Spesso per di più ammantando questo atteggiamento con un velo neppure troppo leggero né occulto di moralismo di Stato, di neppure troppo nascosto intento paraeducativo implicito e distorto. E/o vedendo nella (ricerca della) felicità di alcune parti del popolo una sorta di (chissà quale) minaccia all’ordine costituito, all’austero rigore e alla grigia seriosità di cui si sostanziano e si beano tali regimi.
A ciò si aggiunga una sorta di gretta ed abietta invidia implicita in una certa dominante senilità, spesso solo mentale, per un mondo di cui non si può, o più spesso non si vuole, far parte e che dunque si vorrebbe negare pure agli altri

Ma di chi è la responsabilità di questa atroce privazione di libertà e di felicità?

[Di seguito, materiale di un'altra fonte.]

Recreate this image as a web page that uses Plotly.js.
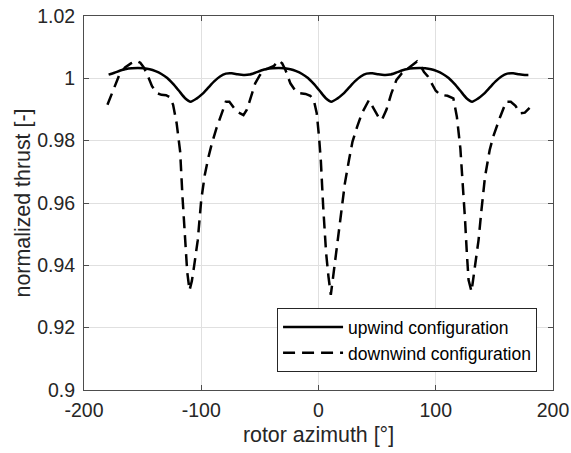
<!DOCTYPE html>
<html>
<head>
<meta charset="utf-8">
<script src="https://cdn.plot.ly/plotly-3.0.1.min.js"></script>
<style>
html,body{margin:0;padding:0;background:#fff;}
#chart{width:571px;height:453px;}
</style>
</head>
<body>
<div id="chart"></div>
<script>
// upwind configuration (solid)
var upwindX = [-179,-174,-169,-164,-159,-154,-149,-144,-139,-134,-129,-124,-119,-114,-109,-104,-99,-94,-89,-84,-79,-74,-69,-64,
               -59,-54,-49,-44,-39,-34,-29,-24,-19,-14,-9,-4,1,6,11,16,21,26,31,36,41,46,51,56,
               61,66,71,76,81,86,91,96,101,106,111,116,121,126,131,136,141,146,151,156,161,166,171,176,179];
var upwindY = [1.0012,1.0018,1.0025,1.0030,1.0032,1.0033,1.0032,1.0029,1.0023,1.0014,1.0001,0.9982,0.9960,0.9937,0.9925,0.9935,0.9950,0.9970,0.9990,1.0006,1.0015,1.0016,1.0013,1.0011,
               1.0012,1.0018,1.0025,1.0030,1.0032,1.0033,1.0032,1.0029,1.0023,1.0014,1.0001,0.9982,0.9960,0.9937,0.9925,0.9935,0.9950,0.9970,0.9990,1.0006,1.0015,1.0016,1.0013,1.0011,
               1.0012,1.0018,1.0025,1.0030,1.0032,1.0033,1.0032,1.0029,1.0023,1.0014,1.0001,0.9982,0.9960,0.9937,0.9925,0.9935,0.9950,0.9970,0.9990,1.0006,1.0015,1.0016,1.0013,1.0011,1.0011];

// downwind configuration (dashed)
var downwindX = [-180,-175,-170,-165,-160,-155,-152,-149,-146,-142,-138,-134,-130,-127,-124,-121,-118,-116,-114,-112,-110,-108,-106,-103,-100,-97,-94,-91,-87,-83,-79,-76,-72,-68,-64,-61,-57,-54,-50,-47,-43,-38,-34,-31,-28,-24,-20,-16,-11,-7,-4,-1.5,0.5,2,4,6.5,8.5,10.5,12.5,15.5,19.5,22.5,26,29,33,37,43,47,51,54,58,62,66.5,71,78,84,87,90,93.5,97,100,104,110,115,118,121,123.5,125,126.5,128,130.5,133.5,136.5,139,142,146,149,155,160,164,168,172,176,180];
var downwindY = [0.9915,0.9965,1.0010,1.0035,1.0048,1.0056,1.0050,1.0035,1.0012,0.9975,0.9953,0.9947,0.9946,0.9940,0.9915,0.9856,0.9765,0.9620,0.9490,0.9380,0.9320,0.9350,0.9400,0.9480,0.9610,0.9690,0.9745,0.9790,0.9840,0.9885,0.9925,0.9925,0.9905,0.9890,0.9882,0.9900,0.9950,0.9984,1.0010,1.0027,1.0032,1.0040,1.0057,1.0048,1.0025,0.9984,0.9962,0.9952,0.9950,0.9944,0.9930,0.9888,0.9810,0.9735,0.9588,0.9439,0.9364,0.9305,0.9364,0.9450,0.9578,0.9663,0.9738,0.9797,0.9845,0.9888,0.9930,0.9905,0.9877,0.9866,0.9900,0.9950,0.9995,1.0016,1.0035,1.0054,1.0040,1.0020,1.0005,0.9980,0.9960,0.9947,0.9944,0.9936,0.9877,0.9775,0.9642,0.9546,0.9440,0.9353,0.9316,0.9396,0.9481,0.9578,0.9684,0.9770,0.9813,0.9877,0.9925,0.9925,0.9912,0.9888,0.9890,0.9905];

var xTickVals = [-200,-100,0,100,200];
var xTickText = ['-200','-100','0','100','200'];
var yTickVals = [0.9,0.92,0.94,0.96,0.98,1,1.02];
var yTickText = ['0.9','0.92','0.94','0.96','0.98','1','1.02'];

var seriesNames = ['upwind configuration','downwind configuration'];

var FONT = 'Liberation Sans, Arial, Helvetica, sans-serif';
var TXT = '#262626';

var traces = [
  {x: upwindX, y: upwindY, type: 'scatter', mode: 'lines', name: seriesNames[0],
   line: {color: '#000000', width: 2.5, shape: 'spline', smoothing: 0.6}},
  {x: downwindX, y: downwindY, type: 'scatter', mode: 'lines', name: seriesNames[1],
   line: {color: '#000000', width: 2.5, dash: '12px,7px'}}
];

var axisCommon = {
  showgrid: true, gridcolor: '#e0e0e0', gridwidth: 1,
  zeroline: false, showline: true, linecolor: '#4d4d4d', linewidth: 1,
  mirror: 'ticks', ticks: 'inside', ticklen: 5, tickwidth: 1, tickcolor: '#4d4d4d',
  tickfont: {family: FONT, size: 19.5, color: TXT},
  tickmode: 'array'
};

var layout = {
  width: 571, height: 453,
  margin: {l: 84, r: 18, t: 16, b: 63, pad: 0},
  paper_bgcolor: '#ffffff', plot_bgcolor: '#ffffff',
  showlegend: true,
  xaxis: Object.assign({}, axisCommon, {
    range: [-200, 200], tickvals: xTickVals, ticktext: xTickText,
    ticklabelstandoff: 3,
    title: {text: 'rotor azimuth [°]', font: {family: FONT, size: 21.4, color: TXT}, standoff: 6}
  }),
  yaxis: Object.assign({}, axisCommon, {
    range: [0.9, 1.02], tickvals: yTickVals, ticktext: yTickText,
    ticklabelstandoff: 4,
    title: {text: 'normalized thrust [-]', font: {family: FONT, size: 21.4, color: TXT}, standoff: 0}
  }),
  legend: {
    x: 0.966, y: 0.048, xanchor: 'right', yanchor: 'bottom',
    bgcolor: '#ffffff', bordercolor: '#262626', borderwidth: 1,
    font: {family: FONT, size: 17.5, color: '#000000'},
    itemwidth: 60, tracegroupgap: 0
  }
};

Plotly.newPlot('chart', traces, layout, {staticPlot: true, displayModeBar: false});
</script>
</body>
</html>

Di più, di questo diniego di civiltà? Degli autocrati, certo; ma forse ancor più di chi è ben disposto a rinunciarvi, in nome di una qualunque utilità che si presume superiore, mentre, ammesso che vi sia, ne è senza dubbio subordinata o, ad esser generosi, paritaria.

Evviva la speciosa inutilità, dunque; forse anche di queste poche semplici righe.